As opposed to January 1, I always use the Jewish New Year to make my “resolutions.” (I absolutely cannot make a resolution to change anything in the middle of the winter except for where I live!) What would I like to improve, or change, in the routines of my life? What can I do better for myself and for those around me—my husband, my children, my friends, and my family?
Year after year, near the top of my list is always a resolve to exercise more and eat better in order to lose weight—and no doubt I am not alone in that desire. But this year I have decided to reevaluate what it is that I really am hoping to achieve.
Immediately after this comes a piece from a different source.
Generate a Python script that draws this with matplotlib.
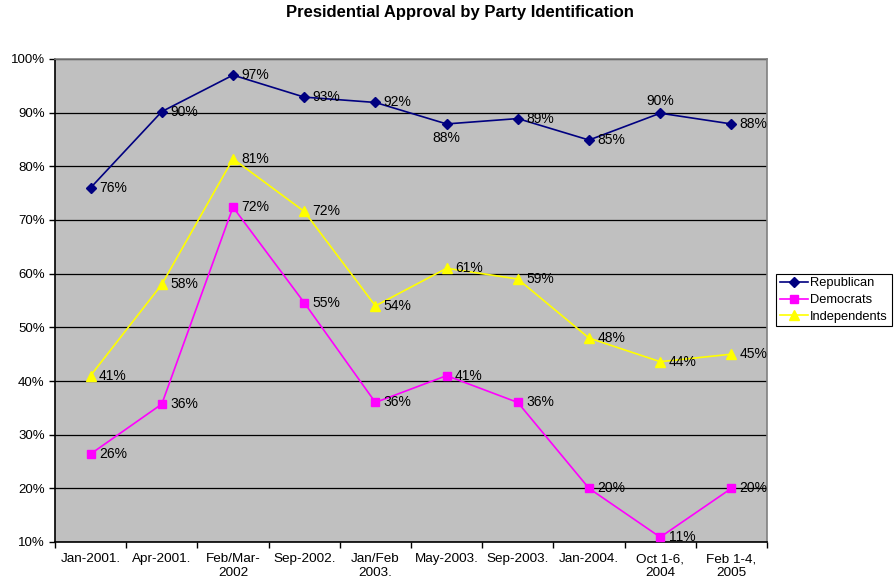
import matplotlib
matplotlib.use("Agg")
import matplotlib.pyplot as plt
import numpy as np
from matplotlib.ticker import FixedLocator, PercentFormatter

plt.rcParams['font.family'] = ['Liberation Sans', 'DejaVu Sans']

categories = ["Jan-2001.", "Apr-2001.", "Feb/Mar-\n2002", "Sep-2002.", "Jan/Feb\n2003.",
              "May-2003.", "Sep-2003.", "Jan-2004.", "Oct 1-6,\n2004", "Feb 1-4,\n2005"]
republican = [76, 90.2, 97, 92.9, 91.9, 87.9, 88.9, 84.9, 89.9, 87.9]
democrats = [26.4, 35.7, 72.4, 54.6, 36, 41, 36, 20, 10.9, 20]
independents = [41, 58, 81.4, 71.6, 54, 61, 59, 48, 43.6, 45]

# label placement exceptions: (series, index) -> "below"/"above"
label_pos = {("Republican", 5): "below", ("Republican", 8): "above"}

series = [
    ("Republican", republican, "#000080", "D", 5),
    ("Democrats", democrats, "#FF00FF", "s", 6),
    ("Independents", independents, "#FFFF00", "^", 6.5),
]

fig = plt.figure(figsize=(8.95, 5.85), dpi=100)
ax = fig.add_axes([55 / 895, 43 / 585, 712 / 895, 483 / 585])
ax.set_facecolor("#C0C0C0")

x = np.arange(len(categories))
for name, vals, color, marker, ms in series:
    ax.plot(x, vals, color=color, marker=marker, markersize=ms, linewidth=1.2,
            label=name, zorder=3)
    for i, v in enumerate(vals):
        txt = "{:.0f}%".format(v)
        pos = label_pos.get((name, i), "right")
        if pos == "right":
            ax.annotate(txt, (i, v), xytext=(6, 0), textcoords="offset points",
                        ha="left", va="center", fontsize=10, zorder=4)
        elif pos == "below":
            ax.annotate(txt, (i, v), xytext=(0, -5), textcoords="offset points",
                        ha="center", va="top", fontsize=10, zorder=4)
        else:
            ax.annotate(txt, (i, v), xytext=(0, 4), textcoords="offset points",
                        ha="center", va="bottom", fontsize=10, zorder=4)

ax.set_xlim(-0.5, len(categories) - 0.5)
ax.set_ylim(10, 100)
ax.set_yticks(np.arange(10, 101, 10))
ax.yaxis.set_major_formatter(PercentFormatter(decimals=0))
ax.grid(axis="y", color="black", linewidth=0.9, zorder=1)
ax.set_axisbelow(True)

ax.set_xticks(x)
ax.set_xticklabels(categories, fontsize=9.7)
ax.tick_params(axis="x", which="major", length=0, pad=8)
ax.xaxis.set_minor_locator(FixedLocator(np.arange(-0.5, len(categories), 1.0)))
ax.tick_params(axis="x", which="minor", length=4, width=1, color="black")
ax.tick_params(axis="y", labelsize=9.5, length=4, width=1, color="black")

for side in ["top", "right"]:
    ax.spines[side].set_color("#808080")
    ax.spines[side].set_linewidth(1.2)
for side in ["left", "bottom"]:
    ax.spines[side].set_color("black")
    ax.spines[side].set_linewidth(1.2)

fig.suptitle("Presidential Approval by Party Identification", x=460 / 895, y=1 - 5 / 585,
             fontsize=12, fontweight="bold", va="top")

leg = ax.legend(loc="center left", bbox_to_anchor=(776 / 895, 1 - 300 / 585),
                bbox_transform=fig.transFigure, fontsize=9.3, frameon=True,
                fancybox=False, framealpha=1, edgecolor="black", borderpad=0.3,
                handlelength=2.2, labelspacing=0.35, handletextpad=0.15, borderaxespad=0)
leg.get_frame().set_linewidth(0.8)

fig.savefig("out.png", dpi=100)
Of course I would like to fit into some of my older—and favorite!—jeans. But that’s not likely going to happen—probably not ever. This year, I have decided that my weight, how I look, and my clothing are not really the issues that need resolving. Many of us—women especially—are so focused on the scale that we are missing what really matters: the inside. Isn’t that what we have been taught since childhood? It’s what’s on the inside that counts? That beauty is only skin deep?
Let me digress here for a moment. In 2011, I was diagnosed with Ulcerative Colitis. Back then I knew a few people who suffered from UC, but I really knew nothing at all about the disease. It’s pretty awful.
At the time of my diagnosis, my favorite jeans fit great—and then suddenly not at all as my weight plummeted over the course of only a few weeks; I lost almost 20 lbs and bottomed at 82 lbs. I was hearing about my children’s days through the bathroom door; the bathroom was my new home. (My kids actually offered to bling the toilet!) I couldn’t eat, couldn’t sleep, and I looked like crap. I was cranky and irritable, sad and worried, and desperate to feel better.
It was hard to be kind and warm and loving when I felt horrible and depressed and scared. I needed my “inside” to get better. I followed all of the doctors’ instructions: lots of pills, Remicade infusion treatments at the hospital, stay near a bathroom at all times. I hate to even think about it now.
One of the hardest things for me to deal with during my worst times was the loss of control over my own “self.” We all need some level of control in our lives and I had none. So I did the only thing that was within my control at the time: I researched. I read, discussed, and absorbed as much information as I could about my disease and my body on the inside. I started thinking about what made sense and I made changes—against the advice of my doctor. I changed my health for the better, mainly by changing what I was putting inside my body. My doctor stated changing my diet would have no effect on my disease. But I believed otherwise.
My whole life right now is pretty much dedicated to promoting a grain-free, dairy-free, and refined sugar-free lifestyle. Am I fanatic? I don’t think so. But do I try to shout from my own rooftop about how important it is to eat well and take care of your body—on the inside! In fact, these beliefs are what led me to open my business, Squirrel & The Bee Bakery and Café. What started out simply as a way to help heal myself has turned into one of the best adventures of my life (although raising teenagers is close behind…).
Fast forward to where I am today. I have gained back all of the 20 lbs and about 10 more for cushioning (bye-bye favorite jeans!). And for a long time, I was pretty unhappy about all of the extra weight and how I looked carrying it around.
Losing that weight isn’t on my resolution list this year. Now that I know how to eat properly for my health, what else can I do for my “inside?”
I can start by looking at the outside of my body with the same warmth, kindness, and caring that I would give to anyone else. My body is strong enough to allow me to work a ridiculously busy schedule without getting sick. It provides a softer hug for my children and my husband. I am free of UC symptoms and for that I am thankful.
So this year I resolve to adopt some new routines: to exercise not for weight loss, but to keep my body (and my mood) feeling good on the inside. I hope to meditate, keep a gratitude journal, and set aside time every day to take care of myself. If I can do that, I can hopefully achieve some more patience, be happier even when I’m having an off day, and maybe—even maybe—I might find a new pair of favorite jeans.